begin INPUT RECORDS

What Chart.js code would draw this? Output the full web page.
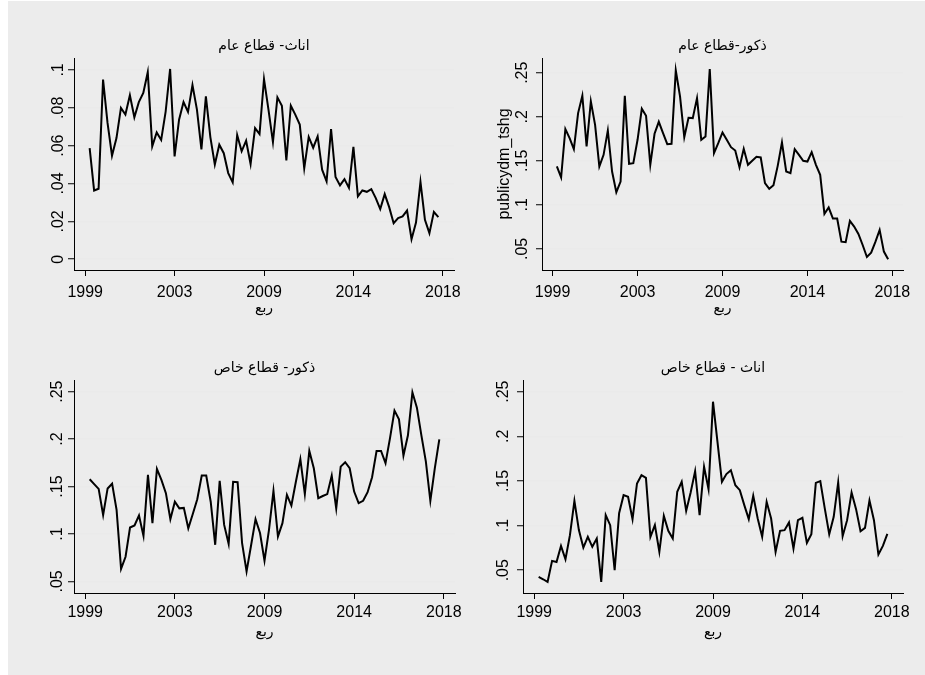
<!DOCTYPE html>
<html>
<head>
<meta charset="utf-8">
<script src="https://cdn.jsdelivr.net/npm/chart.js@4.4.1/dist/chart.umd.min.js"></script>
<style>
  html, body { margin: 0; padding: 0; background: #ffffff; }
  #frame { position: absolute; left: 8px; top: 1px; width: 917px; height: 674px; background: #ececec; }
  canvas { position: absolute; left: 0; top: 0; }
</style>
</head>
<body>
<div id="frame"></div>
<canvas id="c1" width="925" height="675"></canvas>
<canvas id="c2" width="925" height="675"></canvas>
<canvas id="c3" width="925" height="675"></canvas>
<canvas id="c4" width="925" height="675"></canvas>
<script>
// Quarterly series, one value per quarter (79 quarters)
const femalePublic = [
  0.0587, 0.0363, 0.0372, 0.0949, 0.0720, 0.0547, 0.0640, 0.0799, 0.0764, 0.0866,
  0.0750, 0.0830, 0.0878, 0.0988, 0.0596, 0.0670, 0.0630, 0.0780, 0.1005, 0.0543,
  0.0737, 0.0830, 0.0778, 0.0920, 0.0790, 0.0580, 0.0860, 0.0645, 0.0500, 0.0605,
  0.0560, 0.0455, 0.0406, 0.0656, 0.0570, 0.0626, 0.0503, 0.0693, 0.0661, 0.0952,
  0.0790, 0.0619, 0.0855, 0.0811, 0.0522, 0.0811, 0.0764, 0.0711, 0.0480, 0.0646,
  0.0589, 0.0649, 0.0473, 0.0411, 0.0688, 0.0434, 0.0390, 0.0423, 0.0377, 0.0593,
  0.0332, 0.0363, 0.0356, 0.0370, 0.0323, 0.0265, 0.0344, 0.0275, 0.0190, 0.0217,
  0.0226, 0.0257, 0.0106, 0.0194, 0.0409, 0.0208, 0.0138, 0.0250, 0.0222
];
const malePublic = [
  0.1436, 0.1311, 0.1860, 0.1758, 0.1633, 0.2042, 0.2239, 0.1663, 0.2174, 0.1909,
  0.1436, 0.1568, 0.1845, 0.1379, 0.1144, 0.1265, 0.2239, 0.1466, 0.1473, 0.1739,
  0.2091, 0.2011, 0.1455, 0.1807, 0.1943, 0.1814, 0.1689, 0.1693, 0.2527, 0.2231,
  0.1769, 0.1989, 0.1985, 0.2212, 0.1739, 0.1777, 0.2542, 0.1587, 0.1700, 0.1822,
  0.1739, 0.1655, 0.1617, 0.1428, 0.1636, 0.1455, 0.1500, 0.1545, 0.1538, 0.1246,
  0.1182, 0.1223, 0.1443, 0.1708, 0.1379, 0.1360, 0.1633, 0.1568, 0.1500, 0.1492,
  0.1598, 0.1455, 0.1341, 0.0898, 0.0970, 0.0845, 0.0845, 0.0583, 0.0576, 0.0818,
  0.0754, 0.0670, 0.0545, 0.0409, 0.0458, 0.0580, 0.0716, 0.0470, 0.0383
];
const malePrivate = [
  0.1577, 0.1525, 0.1475, 0.1200, 0.1480, 0.1530, 0.1254, 0.0633, 0.0760, 0.1068,
  0.1090, 0.1195, 0.0980, 0.1623, 0.1114, 0.1686, 0.1570, 0.1430, 0.1156, 0.1340,
  0.1270, 0.1275, 0.1060, 0.1210, 0.1367, 0.1616, 0.1616, 0.1340, 0.0886, 0.1560,
  0.1096, 0.0896, 0.1550, 0.1546, 0.0904, 0.0605, 0.0879, 0.1156, 0.1010, 0.0718,
  0.1044, 0.1454, 0.0974, 0.1114, 0.1412, 0.1300, 0.1550, 0.1788, 0.1420, 0.1875,
  0.1693, 0.1377, 0.1400, 0.1420, 0.1616, 0.1270, 0.1710, 0.1756, 0.1693, 0.1447,
  0.1325, 0.1350, 0.1440, 0.1598, 0.1875, 0.1875, 0.1746, 0.2010, 0.2300, 0.2209,
  0.1826, 0.2040, 0.2493, 0.2332, 0.2040, 0.1763, 0.1350, 0.1693, 0.1998
];
const femalePrivate = [
  0.0425, 0.0399, 0.0369, 0.0605, 0.0593, 0.0773, 0.0623, 0.0893, 0.1278, 0.0950,
  0.0754, 0.0874, 0.0762, 0.0855, 0.0369, 0.1117, 0.1005, 0.0500, 0.1139, 0.1341,
  0.1322, 0.1072, 0.1472, 0.1565, 0.1535, 0.0874, 0.1005, 0.0706, 0.1109, 0.0941,
  0.0855, 0.1379, 0.1491, 0.1165, 0.1371, 0.1610, 0.1117, 0.1659, 0.1409, 0.2388,
  0.1939, 0.1491, 0.1577, 0.1621, 0.1453, 0.1397, 0.1229, 0.1072, 0.1334, 0.1079,
  0.0874, 0.1266, 0.1079, 0.0706, 0.0941, 0.0949, 0.1035, 0.0743, 0.1061, 0.1087,
  0.0807, 0.0904, 0.1479, 0.1498, 0.1192, 0.0904, 0.1098, 0.1483, 0.0881, 0.1061,
  0.1371, 0.1184, 0.0937, 0.0975, 0.1281, 0.1061, 0.0676, 0.0773, 0.0907
];

// Time axis: quarter index, labelled every 20 quarters
const xTickValues = [0, 20, 40, 60, 80];
const xTickLabels = ['1999', '2003', '2009', '2014', '2018'];

const yTicksSmall = [0, 0.02, 0.04, 0.06, 0.08, 0.1];
const yLabelsSmall = ['0', '.02', '.04', '.06', '.08', '.1'];
const yTicksLarge = [0.05, 0.1, 0.15, 0.2, 0.25];
const yLabelsLarge = ['.05', '.1', '.15', '.2', '.25'];

const panelTitles = ['اناث- قطاع عام', 'ذكور-قطاع عام', 'ذكور- قطاع خاص', 'اناث - قطاع خاص'];
const xAxisTitle = 'ربع';
const yAxisTitleMalePublic = 'publicydm_tshg';

const W = 925, H = 675;
const NUM_FONT = '"Liberation Sans", Arial, sans-serif';
const AR_FONT = '"DejaVu Sans", sans-serif';

function panelText(cfg) {
  return {
    id: 'panelText',
    afterDraw(chart) {
      const ctx = chart.ctx;
      const a = chart.chartArea;
      const xs = chart.scales.x, ys = chart.scales.y;
      const cx = (a.left + a.right) / 2;
      ctx.save();
      ctx.fillStyle = '#000';
      // x tick labels
      ctx.font = '16px ' + NUM_FONT;
      ctx.textAlign = 'center';
      ctx.textBaseline = 'alphabetic';
      xTickValues.forEach((v, i) => {
        ctx.fillText(xTickLabels[i], xs.getPixelForValue(v), a.bottom + cfg.xLabelGap);
      });
      // y tick labels, rotated
      cfg.yTicks.forEach((v, i) => {
        const py = ys.getPixelForValue(v);
        ctx.save();
        ctx.translate(a.left - cfg.yLabelGap, py);
        ctx.rotate(-Math.PI / 2);
        ctx.fillText(cfg.yLabels[i], 0, 0);
        ctx.restore();
      });
      // y axis title
      if (cfg.yTitle) {
        ctx.save();
        ctx.translate(a.left - cfg.yTitleGap, (a.top + a.bottom) / 2);
        ctx.rotate(-Math.PI / 2);
        ctx.fillText(cfg.yTitle, 0, 0);
        ctx.restore();
      }
      // panel title and x axis title (Arabic)
      ctx.direction = 'rtl';
      ctx.font = '14px ' + AR_FONT;
      ctx.textBaseline = 'middle';
      ctx.fillText(cfg.title, cx, a.top - cfg.titleGap);
      ctx.fillText(xAxisTitle, cx, a.bottom + cfg.xTitleGap);
      ctx.restore();
    }
  };
}

function makePanel(id, series, area, yMin, yMax, yTicks, yLabels, text) {
  const points = series.map((v, i) => ({ x: i + 1, y: v }));
  new Chart(document.getElementById(id), {
    type: 'line',
    data: {
      datasets: [{
        data: points,
        borderColor: '#000000',
        borderWidth: 2,
        pointRadius: 0,
        tension: 0,
        fill: false
      }]
    },
    options: {
      responsive: false,
      animation: false,
      events: [],
      layout: { padding: { left: area.l, top: area.t, right: W - area.r, bottom: H - area.b } },
      plugins: { legend: { display: false }, tooltip: { enabled: false }, title: { display: false } },
      scales: {
        x: {
          type: 'linear',
          min: -2.5,
          max: 82.5,
          afterBuildTicks: s => { s.ticks = xTickValues.map(v => ({ value: v })); },
          afterFit: s => { s.height = 0; },
          ticks: { display: false },
          grid: { drawOnChartArea: false, drawTicks: true, tickLength: 6, tickColor: '#000', tickWidth: 1 },
          border: { display: true, color: '#000', width: 1 }
        },
        y: {
          type: 'linear',
          min: yMin,
          max: yMax,
          afterBuildTicks: s => { s.ticks = yTicks.map(v => ({ value: v })); },
          afterFit: s => { s.width = 0; },
          ticks: { display: false },
          grid: { drawOnChartArea: true, color: '#eaeaea', lineWidth: 1.5, drawTicks: true, tickLength: 6, tickColor: '#000', tickWidth: 1 },
          border: { display: true, color: '#000', width: 1 }
        }
      }
    },
    plugins: [panelText(Object.assign({ yTicks, yLabels }, text))]
  });
}

makePanel('c1', femalePublic, { l: 74, t: 58, r: 454, b: 270 }, -0.0057, 0.1063,
  yTicksSmall, yLabelsSmall,
  { title: panelTitles[0], xLabelGap: 27, yLabelGap: 11.5, titleGap: 12, xTitleGap: 38 });
makePanel('c2', malePublic, { l: 542, t: 58, r: 903, b: 270 }, 0.0261, 0.2667,
  yTicksLarge, yLabelsLarge,
  { title: panelTitles[1], xLabelGap: 27, yLabelGap: 15, yTitle: yAxisTitleMalePublic, yTitleGap: 33, titleGap: 12, xTitleGap: 38 });
makePanel('c3', malePrivate, { l: 74, t: 380, r: 455, b: 593 }, 0.0378, 0.2623,
  yTicksLarge, yLabelsLarge,
  { title: panelTitles[2], xLabelGap: 24, yLabelGap: 12.5, titleGap: 12, xTitleGap: 39 });
makePanel('c4', femalePrivate, { l: 523, t: 380, r: 903, b: 593 }, 0.0245, 0.2631,
  yTicksLarge, yLabelsLarge,
  { title: panelTitles[3], xLabelGap: 24, yLabelGap: 15, titleGap: 12, xTitleGap: 39 });
</script>
</body>
</html>
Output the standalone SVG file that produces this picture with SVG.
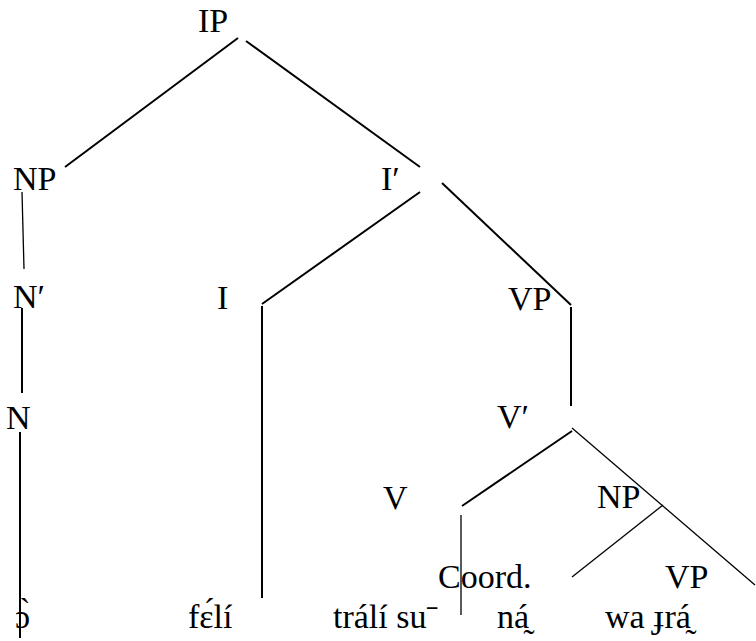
<svg xmlns="http://www.w3.org/2000/svg" width="756" height="641" viewBox="0 0 756 641">
<style>
text{font-family:"Liberation Serif","DejaVu Serif",serif;font-size:34px;fill:#000}
.e{stroke:#000;stroke-width:2;fill:none;stroke-linecap:butt}
.t{stroke:#000;stroke-width:1.3;fill:none}
</style>
<rect width="756" height="641" fill="#fff"/>
<g id="connectors">
<line class="e" x1="238" y1="38" x2="65" y2="167"/>
<line class="e" x1="246" y1="41" x2="420" y2="167"/>
<line class="t" x1="22" y1="192" x2="24" y2="269"/>
<line class="e" x1="22" y1="308" x2="22" y2="393"/>
<line class="e" x1="20" y1="432" x2="20" y2="638"/>
<line class="e" x1="420" y1="192" x2="262" y2="304"/>
<line class="e" x1="262" y1="306" x2="262" y2="598"/>
<line class="e" x1="442" y1="183" x2="571" y2="305"/>
<line class="e" x1="571" y1="307" x2="571" y2="406"/>
<line class="e" x1="572" y1="431" x2="462" y2="506"/>
<line class="t" x1="572" y1="428" x2="755" y2="585"/>
<line class="t" x1="663" y1="505" x2="572" y2="577"/>
<line class="t" x1="461" y1="515" x2="461" y2="615"/>
</g>
<g id="n-IP"><text x="198" y="32">IP</text></g>
<g id="n-NP1"><text x="13" y="190">NP</text></g>
<g id="n-Ibar"><text x="381" y="190">I′</text></g>
<g id="n-Nbar"><text x="13" y="308">N′</text></g>
<g id="n-I"><text x="217" y="309">I</text></g>
<g id="n-VP1"><text x="508" y="310">VP</text></g>
<g id="n-N"><text x="6" y="429">N</text></g>
<g id="n-Vbar"><text x="497" y="428">V′</text></g>
<g id="n-V"><text x="383" y="509">V</text></g>
<g id="n-NP2"><text x="597" y="508">NP</text></g>
<g id="n-Coord"><text x="438" y="588">Coord.</text></g>
<g id="n-VP2"><text x="665" y="588">VP</text></g>
<g id="w1"><text x="15" y="628">ɔ̀</text></g>
<g id="w2"><text x="188" y="628">fɛ́lí</text></g>
<g id="w3"><text x="333" y="628">trálí suˉ</text></g>
<g id="w4"><text x="497" y="628">ná̰</text></g>
<g id="w5"><text x="605" y="628">wa ɟrá̰</text></g>
</svg>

end INPUT RECORDS

In the listing above, find the lines holding the word "Output" and copy them.

SOLUTION
What Chart.js code would draw this? Output the full web page.
Output the standalone SVG file that produces this picture with SVG.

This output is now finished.